Plotting code records:
═══

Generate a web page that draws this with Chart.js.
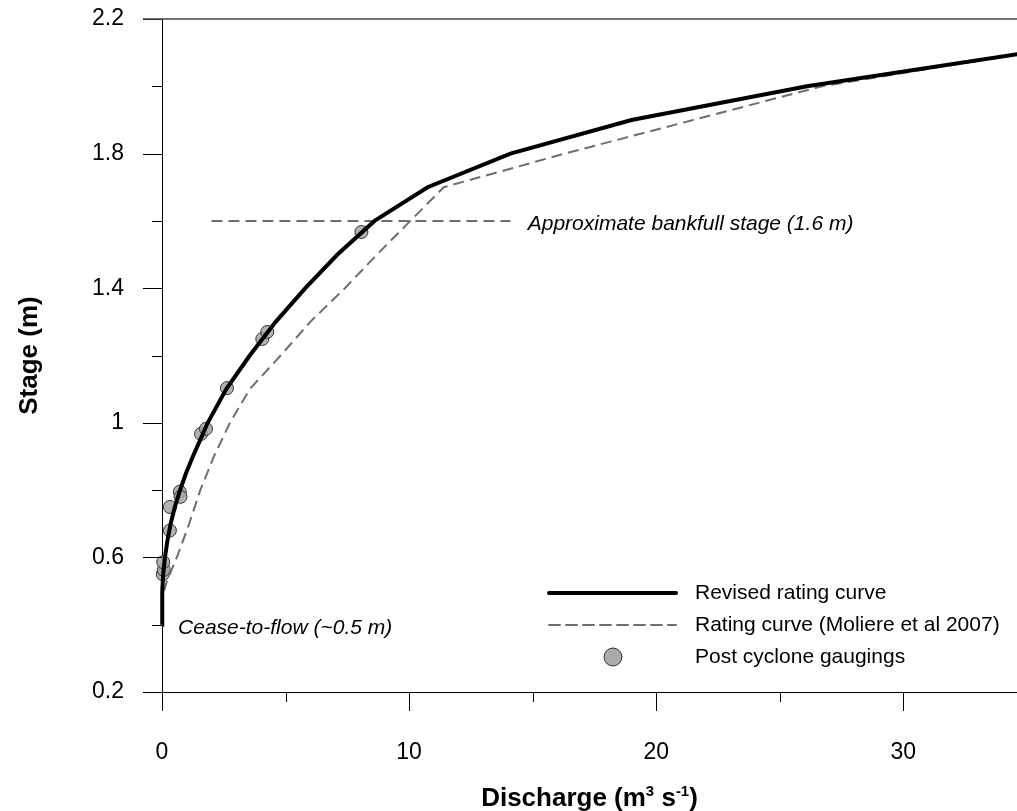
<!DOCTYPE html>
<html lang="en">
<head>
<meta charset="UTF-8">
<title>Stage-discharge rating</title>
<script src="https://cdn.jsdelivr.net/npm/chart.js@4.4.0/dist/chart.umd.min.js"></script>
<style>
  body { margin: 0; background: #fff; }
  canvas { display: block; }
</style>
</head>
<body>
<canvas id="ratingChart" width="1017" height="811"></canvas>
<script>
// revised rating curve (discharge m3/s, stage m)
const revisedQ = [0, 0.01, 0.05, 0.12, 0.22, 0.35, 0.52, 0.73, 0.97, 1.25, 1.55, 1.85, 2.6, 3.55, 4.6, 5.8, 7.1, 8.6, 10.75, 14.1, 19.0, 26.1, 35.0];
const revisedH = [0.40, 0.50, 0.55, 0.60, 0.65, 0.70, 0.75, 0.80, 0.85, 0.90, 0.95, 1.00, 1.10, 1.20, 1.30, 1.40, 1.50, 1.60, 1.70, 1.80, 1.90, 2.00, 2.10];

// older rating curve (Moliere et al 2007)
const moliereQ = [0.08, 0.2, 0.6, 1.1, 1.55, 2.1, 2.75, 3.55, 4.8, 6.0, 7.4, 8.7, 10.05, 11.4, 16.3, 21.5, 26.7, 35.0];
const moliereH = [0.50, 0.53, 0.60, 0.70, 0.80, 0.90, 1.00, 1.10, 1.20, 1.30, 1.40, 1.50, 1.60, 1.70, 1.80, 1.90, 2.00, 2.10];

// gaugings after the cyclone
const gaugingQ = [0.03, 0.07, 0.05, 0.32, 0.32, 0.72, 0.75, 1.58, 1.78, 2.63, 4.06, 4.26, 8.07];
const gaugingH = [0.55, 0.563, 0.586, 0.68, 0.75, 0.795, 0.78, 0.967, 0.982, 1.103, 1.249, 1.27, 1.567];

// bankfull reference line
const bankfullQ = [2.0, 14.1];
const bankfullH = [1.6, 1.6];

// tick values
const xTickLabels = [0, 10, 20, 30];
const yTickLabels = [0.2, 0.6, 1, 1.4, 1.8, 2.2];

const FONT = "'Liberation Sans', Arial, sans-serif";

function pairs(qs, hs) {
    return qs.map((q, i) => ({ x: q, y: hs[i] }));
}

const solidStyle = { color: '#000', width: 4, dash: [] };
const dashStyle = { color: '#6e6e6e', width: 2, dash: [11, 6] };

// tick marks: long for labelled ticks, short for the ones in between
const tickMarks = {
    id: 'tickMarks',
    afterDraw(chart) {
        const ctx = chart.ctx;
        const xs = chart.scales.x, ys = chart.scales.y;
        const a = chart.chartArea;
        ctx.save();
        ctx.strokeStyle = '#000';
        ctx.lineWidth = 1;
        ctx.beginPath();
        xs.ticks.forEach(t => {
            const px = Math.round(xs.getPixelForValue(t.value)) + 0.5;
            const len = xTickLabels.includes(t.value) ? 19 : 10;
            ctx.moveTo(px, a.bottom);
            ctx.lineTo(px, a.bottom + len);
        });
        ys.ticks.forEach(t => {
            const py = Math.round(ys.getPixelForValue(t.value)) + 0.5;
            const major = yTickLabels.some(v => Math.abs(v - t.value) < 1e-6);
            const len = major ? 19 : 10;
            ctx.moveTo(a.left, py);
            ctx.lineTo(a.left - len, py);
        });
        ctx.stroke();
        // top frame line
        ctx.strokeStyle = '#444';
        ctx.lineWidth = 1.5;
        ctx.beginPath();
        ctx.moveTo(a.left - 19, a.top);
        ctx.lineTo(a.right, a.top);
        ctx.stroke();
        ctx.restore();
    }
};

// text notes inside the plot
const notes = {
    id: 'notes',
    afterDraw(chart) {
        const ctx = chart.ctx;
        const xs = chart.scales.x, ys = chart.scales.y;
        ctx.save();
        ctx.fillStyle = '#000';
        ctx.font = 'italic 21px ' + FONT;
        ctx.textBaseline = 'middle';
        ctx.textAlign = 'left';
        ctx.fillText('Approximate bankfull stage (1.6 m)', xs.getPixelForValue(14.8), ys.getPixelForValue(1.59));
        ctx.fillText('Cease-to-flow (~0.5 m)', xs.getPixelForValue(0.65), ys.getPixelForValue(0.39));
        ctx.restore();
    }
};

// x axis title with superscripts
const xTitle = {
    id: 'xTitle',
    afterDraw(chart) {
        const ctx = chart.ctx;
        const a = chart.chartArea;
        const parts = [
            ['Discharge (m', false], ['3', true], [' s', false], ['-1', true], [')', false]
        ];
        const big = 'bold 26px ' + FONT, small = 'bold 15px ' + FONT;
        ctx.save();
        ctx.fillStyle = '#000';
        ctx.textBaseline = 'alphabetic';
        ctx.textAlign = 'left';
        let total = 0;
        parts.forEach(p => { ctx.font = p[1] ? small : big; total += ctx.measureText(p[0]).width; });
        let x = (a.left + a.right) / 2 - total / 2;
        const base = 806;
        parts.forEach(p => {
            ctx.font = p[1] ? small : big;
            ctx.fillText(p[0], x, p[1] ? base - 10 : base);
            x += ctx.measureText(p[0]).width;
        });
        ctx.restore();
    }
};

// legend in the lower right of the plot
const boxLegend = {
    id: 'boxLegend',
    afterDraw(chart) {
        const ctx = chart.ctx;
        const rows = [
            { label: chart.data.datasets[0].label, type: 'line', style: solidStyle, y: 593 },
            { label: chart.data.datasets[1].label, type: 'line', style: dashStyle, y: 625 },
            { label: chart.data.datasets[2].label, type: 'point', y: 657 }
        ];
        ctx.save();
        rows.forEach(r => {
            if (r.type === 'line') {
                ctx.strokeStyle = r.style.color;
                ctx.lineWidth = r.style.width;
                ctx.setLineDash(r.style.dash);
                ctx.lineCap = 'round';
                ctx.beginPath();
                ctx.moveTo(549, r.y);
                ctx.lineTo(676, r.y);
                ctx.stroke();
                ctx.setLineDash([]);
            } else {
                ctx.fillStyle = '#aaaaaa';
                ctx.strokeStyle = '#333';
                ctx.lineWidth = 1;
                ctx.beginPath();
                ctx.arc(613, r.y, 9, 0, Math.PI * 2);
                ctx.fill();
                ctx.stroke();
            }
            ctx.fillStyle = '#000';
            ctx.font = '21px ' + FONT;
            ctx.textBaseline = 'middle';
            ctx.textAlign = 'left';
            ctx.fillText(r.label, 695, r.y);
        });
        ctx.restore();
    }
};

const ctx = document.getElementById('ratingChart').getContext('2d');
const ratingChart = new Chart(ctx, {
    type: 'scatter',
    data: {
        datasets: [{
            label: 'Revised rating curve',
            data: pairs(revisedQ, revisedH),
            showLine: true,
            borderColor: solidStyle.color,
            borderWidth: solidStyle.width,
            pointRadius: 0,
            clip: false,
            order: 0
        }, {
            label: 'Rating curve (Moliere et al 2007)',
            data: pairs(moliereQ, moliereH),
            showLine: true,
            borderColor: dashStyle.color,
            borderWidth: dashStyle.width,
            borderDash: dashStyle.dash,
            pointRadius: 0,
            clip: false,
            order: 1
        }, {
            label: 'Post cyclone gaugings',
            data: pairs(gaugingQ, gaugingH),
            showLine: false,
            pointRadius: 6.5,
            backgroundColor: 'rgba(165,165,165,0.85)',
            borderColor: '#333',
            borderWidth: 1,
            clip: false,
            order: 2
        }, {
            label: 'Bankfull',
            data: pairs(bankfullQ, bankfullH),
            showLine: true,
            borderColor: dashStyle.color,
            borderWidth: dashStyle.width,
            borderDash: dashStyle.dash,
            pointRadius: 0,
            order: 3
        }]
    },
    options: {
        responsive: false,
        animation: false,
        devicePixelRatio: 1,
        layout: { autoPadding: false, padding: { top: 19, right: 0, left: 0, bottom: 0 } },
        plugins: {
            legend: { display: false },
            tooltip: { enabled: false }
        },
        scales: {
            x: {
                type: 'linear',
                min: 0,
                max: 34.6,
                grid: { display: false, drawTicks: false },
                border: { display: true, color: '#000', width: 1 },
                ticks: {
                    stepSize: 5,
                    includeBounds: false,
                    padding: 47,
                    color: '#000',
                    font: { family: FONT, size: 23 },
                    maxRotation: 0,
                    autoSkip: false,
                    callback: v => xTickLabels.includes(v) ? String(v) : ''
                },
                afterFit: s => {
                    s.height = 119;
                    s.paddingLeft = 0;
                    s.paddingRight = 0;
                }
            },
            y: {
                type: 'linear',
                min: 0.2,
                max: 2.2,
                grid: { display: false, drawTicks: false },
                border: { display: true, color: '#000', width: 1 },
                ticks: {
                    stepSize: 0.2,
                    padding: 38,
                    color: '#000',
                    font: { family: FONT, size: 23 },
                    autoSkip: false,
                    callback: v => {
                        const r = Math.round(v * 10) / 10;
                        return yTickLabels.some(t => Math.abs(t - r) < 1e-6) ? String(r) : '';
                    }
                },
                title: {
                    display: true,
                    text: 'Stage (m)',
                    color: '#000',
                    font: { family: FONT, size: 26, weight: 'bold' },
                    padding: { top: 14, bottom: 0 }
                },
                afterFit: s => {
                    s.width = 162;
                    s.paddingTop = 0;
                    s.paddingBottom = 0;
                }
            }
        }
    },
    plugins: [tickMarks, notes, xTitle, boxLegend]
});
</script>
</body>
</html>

═══

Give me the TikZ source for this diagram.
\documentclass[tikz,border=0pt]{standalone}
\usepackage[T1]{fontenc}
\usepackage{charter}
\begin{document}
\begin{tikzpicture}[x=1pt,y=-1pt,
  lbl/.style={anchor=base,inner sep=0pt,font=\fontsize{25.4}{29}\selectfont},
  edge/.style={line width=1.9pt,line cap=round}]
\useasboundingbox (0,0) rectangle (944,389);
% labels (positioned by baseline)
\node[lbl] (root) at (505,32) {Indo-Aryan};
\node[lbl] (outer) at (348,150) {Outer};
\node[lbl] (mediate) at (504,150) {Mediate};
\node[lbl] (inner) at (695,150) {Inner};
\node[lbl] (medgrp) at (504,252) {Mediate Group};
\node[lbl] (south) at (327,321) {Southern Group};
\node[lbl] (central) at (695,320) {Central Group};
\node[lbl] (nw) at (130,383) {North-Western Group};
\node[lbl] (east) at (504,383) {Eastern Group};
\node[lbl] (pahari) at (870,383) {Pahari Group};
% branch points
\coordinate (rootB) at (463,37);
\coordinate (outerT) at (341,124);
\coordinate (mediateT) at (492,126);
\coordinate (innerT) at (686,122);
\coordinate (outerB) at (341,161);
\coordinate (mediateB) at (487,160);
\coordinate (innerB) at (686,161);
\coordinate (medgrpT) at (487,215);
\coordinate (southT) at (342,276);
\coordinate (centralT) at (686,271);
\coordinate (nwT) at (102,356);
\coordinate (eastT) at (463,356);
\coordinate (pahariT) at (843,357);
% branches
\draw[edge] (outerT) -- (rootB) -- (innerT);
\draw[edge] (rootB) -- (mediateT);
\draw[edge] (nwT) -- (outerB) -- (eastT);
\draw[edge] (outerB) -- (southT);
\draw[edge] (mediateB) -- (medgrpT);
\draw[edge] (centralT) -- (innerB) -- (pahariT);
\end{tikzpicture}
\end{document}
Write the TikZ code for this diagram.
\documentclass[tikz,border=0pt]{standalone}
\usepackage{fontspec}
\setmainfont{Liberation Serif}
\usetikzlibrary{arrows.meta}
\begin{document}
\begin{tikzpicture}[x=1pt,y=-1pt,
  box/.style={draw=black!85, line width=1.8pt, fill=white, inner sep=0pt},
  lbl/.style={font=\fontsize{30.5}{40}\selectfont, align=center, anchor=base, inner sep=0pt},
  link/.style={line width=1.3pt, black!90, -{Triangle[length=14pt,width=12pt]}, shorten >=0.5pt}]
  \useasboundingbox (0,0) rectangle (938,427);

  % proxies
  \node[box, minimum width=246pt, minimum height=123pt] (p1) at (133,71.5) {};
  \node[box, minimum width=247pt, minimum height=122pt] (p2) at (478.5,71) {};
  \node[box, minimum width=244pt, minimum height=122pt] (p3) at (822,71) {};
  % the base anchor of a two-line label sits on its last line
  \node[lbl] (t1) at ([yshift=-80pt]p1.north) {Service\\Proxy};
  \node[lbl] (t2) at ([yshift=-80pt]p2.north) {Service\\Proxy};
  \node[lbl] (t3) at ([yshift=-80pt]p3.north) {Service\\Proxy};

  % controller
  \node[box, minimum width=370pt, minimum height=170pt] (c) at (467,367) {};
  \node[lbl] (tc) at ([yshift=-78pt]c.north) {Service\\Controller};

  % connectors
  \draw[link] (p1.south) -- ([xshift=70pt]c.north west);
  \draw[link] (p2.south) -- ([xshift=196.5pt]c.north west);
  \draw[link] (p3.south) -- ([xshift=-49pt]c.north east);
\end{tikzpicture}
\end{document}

═══

Instruction:
Starting at the line containing "Generate a web" and ending at the line containing "dash: [11, 6]", copy those lines exactly, both included, and nothing more. Leave out any picture.

Response to the task:
Generate a web page that draws this with Chart.js.
<!DOCTYPE html>
<html lang="en">
<head>
<meta charset="UTF-8">
<title>Stage-discharge rating</title>
<script src="https://cdn.jsdelivr.net/npm/chart.js@4.4.0/dist/chart.umd.min.js"></script>
<style>
  body { margin: 0; background: #fff; }
  canvas { display: block; }
</style>
</head>
<body>
<canvas id="ratingChart" width="1017" height="811"></canvas>
<script>
// revised rating curve (discharge m3/s, stage m)
const revisedQ = [0, 0.01, 0.05, 0.12, 0.22, 0.35, 0.52, 0.73, 0.97, 1.25, 1.55, 1.85, 2.6, 3.55, 4.6, 5.8, 7.1, 8.6, 10.75, 14.1, 19.0, 26.1, 35.0];
const revisedH = [0.40, 0.50, 0.55, 0.60, 0.65, 0.70, 0.75, 0.80, 0.85, 0.90, 0.95, 1.00, 1.10, 1.20, 1.30, 1.40, 1.50, 1.60, 1.70, 1.80, 1.90, 2.00, 2.10];

// older rating curve (Moliere et al 2007)
const moliereQ = [0.08, 0.2, 0.6, 1.1, 1.55, 2.1, 2.75, 3.55, 4.8, 6.0, 7.4, 8.7, 10.05, 11.4, 16.3, 21.5, 26.7, 35.0];
const moliereH = [0.50, 0.53, 0.60, 0.70, 0.80, 0.90, 1.00, 1.10, 1.20, 1.30, 1.40, 1.50, 1.60, 1.70, 1.80, 1.90, 2.00, 2.10];

// gaugings after the cyclone
const gaugingQ = [0.03, 0.07, 0.05, 0.32, 0.32, 0.72, 0.75, 1.58, 1.78, 2.63, 4.06, 4.26, 8.07];
const gaugingH = [0.55, 0.563, 0.586, 0.68, 0.75, 0.795, 0.78, 0.967, 0.982, 1.103, 1.249, 1.27, 1.567];

// bankfull reference line
const bankfullQ = [2.0, 14.1];
const bankfullH = [1.6, 1.6];

// tick values
const xTickLabels = [0, 10, 20, 30];
const yTickLabels = [0.2, 0.6, 1, 1.4, 1.8, 2.2];

const FONT = "'Liberation Sans', Arial, sans-serif";

function pairs(qs, hs) {
    return qs.map((q, i) => ({ x: q, y: hs[i] }));
}

const solidStyle = { color: '#000', width: 4, dash: [] };
const dashStyle = { color: '#6e6e6e', width: 2, dash: [11, 6] };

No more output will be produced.